(Goal of the exercise) Restate each line of the listing exactly, without carrying over any pictures.

(Stored data)
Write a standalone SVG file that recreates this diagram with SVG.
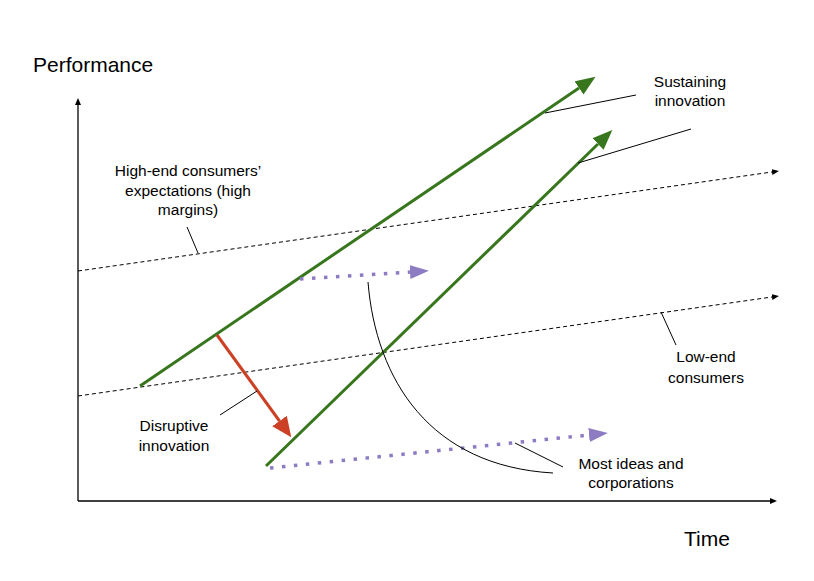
<svg xmlns="http://www.w3.org/2000/svg" width="814" height="581" viewBox="0 0 814 581">
<defs>
<style>
text{font-family:"Liberation Sans",Arial,sans-serif;fill:#000;}
.lbl{font-size:15.5px;text-anchor:middle;}
.ax{font-size:21px;}
.axis{stroke:#000;stroke-width:1.3;fill:none;}
.dash{stroke:#000;stroke-width:1;stroke-dasharray:4 3;fill:none;}
.green{stroke:#38761d;stroke-width:3;fill:none;}
.red{stroke:#cc4125;stroke-width:3;fill:none;}
.purple{stroke:#8e7cc3;stroke-width:3.5;stroke-dasharray:3.5 8.5;fill:none;}
.call{stroke:#000;stroke-width:1;fill:none;}
</style>
<marker id="mBlack" viewBox="0 0 7 6" refX="0" refY="3" markerWidth="7" markerHeight="6" markerUnits="userSpaceOnUse" orient="auto"><path d="M0,0 L7,3 L0,6 z" fill="#000"/></marker>
<marker id="mGreen" viewBox="0 0 20 16" refX="0" refY="8" markerWidth="20" markerHeight="16" markerUnits="userSpaceOnUse" orient="auto"><path d="M0,0 L20,8 L0,16 z" fill="#38761d"/></marker>
<marker id="mRed" viewBox="0 0 20 18" refX="0" refY="9" markerWidth="20" markerHeight="18" markerUnits="userSpaceOnUse" orient="auto"><path d="M0,0 L20,9 L0,18 z" fill="#cc4125"/></marker>
<marker id="mPurple" viewBox="0 0 19 14" refX="0" refY="7" markerWidth="19" markerHeight="14" markerUnits="userSpaceOnUse" orient="auto"><path d="M0,0 L19,7 L0,14 z" fill="#8e7cc3"/></marker>
</defs>
<rect width="814" height="581" fill="#fff"/>
<g id="connectors">
<path class="axis" d="M78,501 L78,105" marker-end="url(#mBlack)"/>
<path class="axis" d="M78,501 L770,501" marker-end="url(#mBlack)"/>
<path class="dash" d="M78,271 L772,172" marker-end="url(#mBlack)"/>
<path class="dash" d="M78,396 L772,297" marker-end="url(#mBlack)"/>
<path class="green" d="M140,386 L579,88" marker-end="url(#mGreen)"/>
<path class="green" d="M266,466 L598,144" marker-end="url(#mGreen)"/>
<path class="red" d="M217,335 L279.5,421" marker-end="url(#mRed)"/>
<path class="purple" d="M300,279 L410,272" marker-end="url(#mPurple)"/>
<path class="purple" d="M270,468 L589,435" marker-end="url(#mPurple)"/>
<path class="call" d="M545,113 L636,95"/>
<path class="call" d="M578,163 L691,129"/>
<path class="call" d="M187,227 L198,253"/>
<path class="call" d="M661,312 L676,345"/>
<path class="call" d="M220,415 L257,391"/>
<path class="call" d="M515,443 L563,467"/>
<path class="call" d="M368,282 C376,380 430,466 553,473"/>
</g>
<g id="performance"><text class="ax" x="33" y="72">Performance</text></g>
<g id="time"><text class="ax" x="684" y="546">Time</text></g>
<g id="sustaining"><text class="lbl" x="690" y="87">Sustaining</text><text class="lbl" x="690" y="106">innovation</text></g>
<g id="highend"><text class="lbl" x="188" y="176">High-end consumers’</text><text class="lbl" x="188" y="196">expectations (high</text><text class="lbl" x="188" y="215">margins)</text></g>
<g id="lowend"><text class="lbl" x="706" y="362">Low-end</text><text class="lbl" x="706" y="383">consumers</text></g>
<g id="disruptive"><text class="lbl" x="174" y="431">Disruptive</text><text class="lbl" x="174" y="451">innovation</text></g>
<g id="mostideas"><text class="lbl" x="631" y="469">Most ideas and</text><text class="lbl" x="631" y="488">corporations</text></g>
</svg>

(Response)
Write a standalone SVG file that recreates this diagram with SVG.
<svg xmlns="http://www.w3.org/2000/svg" width="814" height="581" viewBox="0 0 814 581">
<defs>
<style>
text{font-family:"Liberation Sans",Arial,sans-serif;fill:#000;}
.lbl{font-size:15.5px;text-anchor:middle;}
.ax{font-size:21px;}
.axis{stroke:#000;stroke-width:1.3;fill:none;}
.dash{stroke:#000;stroke-width:1;stroke-dasharray:4 3;fill:none;}
.green{stroke:#38761d;stroke-width:3;fill:none;}
.red{stroke:#cc4125;stroke-width:3;fill:none;}
.purple{stroke:#8e7cc3;stroke-width:3.5;stroke-dasharray:3.5 8.5;fill:none;}
.call{stroke:#000;stroke-width:1;fill:none;}
</style>
<marker id="mBlack" viewBox="0 0 7 6" refX="0" refY="3" markerWidth="7" markerHeight="6" markerUnits="userSpaceOnUse" orient="auto"><path d="M0,0 L7,3 L0,6 z" fill="#000"/></marker>
<marker id="mGreen" viewBox="0 0 20 16" refX="0" refY="8" markerWidth="20" markerHeight="16" markerUnits="userSpaceOnUse" orient="auto"><path d="M0,0 L20,8 L0,16 z" fill="#38761d"/></marker>
<marker id="mRed" viewBox="0 0 20 18" refX="0" refY="9" markerWidth="20" markerHeight="18" markerUnits="userSpaceOnUse" orient="auto"><path d="M0,0 L20,9 L0,18 z" fill="#cc4125"/></marker>
<marker id="mPurple" viewBox="0 0 19 14" refX="0" refY="7" markerWidth="19" markerHeight="14" markerUnits="userSpaceOnUse" orient="auto"><path d="M0,0 L19,7 L0,14 z" fill="#8e7cc3"/></marker>
</defs>
<rect width="814" height="581" fill="#fff"/>
<g id="connectors">
<path class="axis" d="M78,501 L78,105" marker-end="url(#mBlack)"/>
<path class="axis" d="M78,501 L770,501" marker-end="url(#mBlack)"/>
<path class="dash" d="M78,271 L772,172" marker-end="url(#mBlack)"/>
<path class="dash" d="M78,396 L772,297" marker-end="url(#mBlack)"/>
<path class="green" d="M140,386 L579,88" marker-end="url(#mGreen)"/>
<path class="green" d="M266,466 L598,144" marker-end="url(#mGreen)"/>
<path class="red" d="M217,335 L279.5,421" marker-end="url(#mRed)"/>
<path class="purple" d="M300,279 L410,272" marker-end="url(#mPurple)"/>
<path class="purple" d="M270,468 L589,435" marker-end="url(#mPurple)"/>
<path class="call" d="M545,113 L636,95"/>
<path class="call" d="M578,163 L691,129"/>
<path class="call" d="M187,227 L198,253"/>
<path class="call" d="M661,312 L676,345"/>
<path class="call" d="M220,415 L257,391"/>
<path class="call" d="M515,443 L563,467"/>
<path class="call" d="M368,282 C376,380 430,466 553,473"/>
</g>
<g id="performance"><text class="ax" x="33" y="72">Performance</text></g>
<g id="time"><text class="ax" x="684" y="546">Time</text></g>
<g id="sustaining"><text class="lbl" x="690" y="87">Sustaining</text><text class="lbl" x="690" y="106">innovation</text></g>
<g id="highend"><text class="lbl" x="188" y="176">High-end consumers’</text><text class="lbl" x="188" y="196">expectations (high</text><text class="lbl" x="188" y="215">margins)</text></g>
<g id="lowend"><text class="lbl" x="706" y="362">Low-end</text><text class="lbl" x="706" y="383">consumers</text></g>
<g id="disruptive"><text class="lbl" x="174" y="431">Disruptive</text><text class="lbl" x="174" y="451">innovation</text></g>
<g id="mostideas"><text class="lbl" x="631" y="469">Most ideas and</text><text class="lbl" x="631" y="488">corporations</text></g>
</svg>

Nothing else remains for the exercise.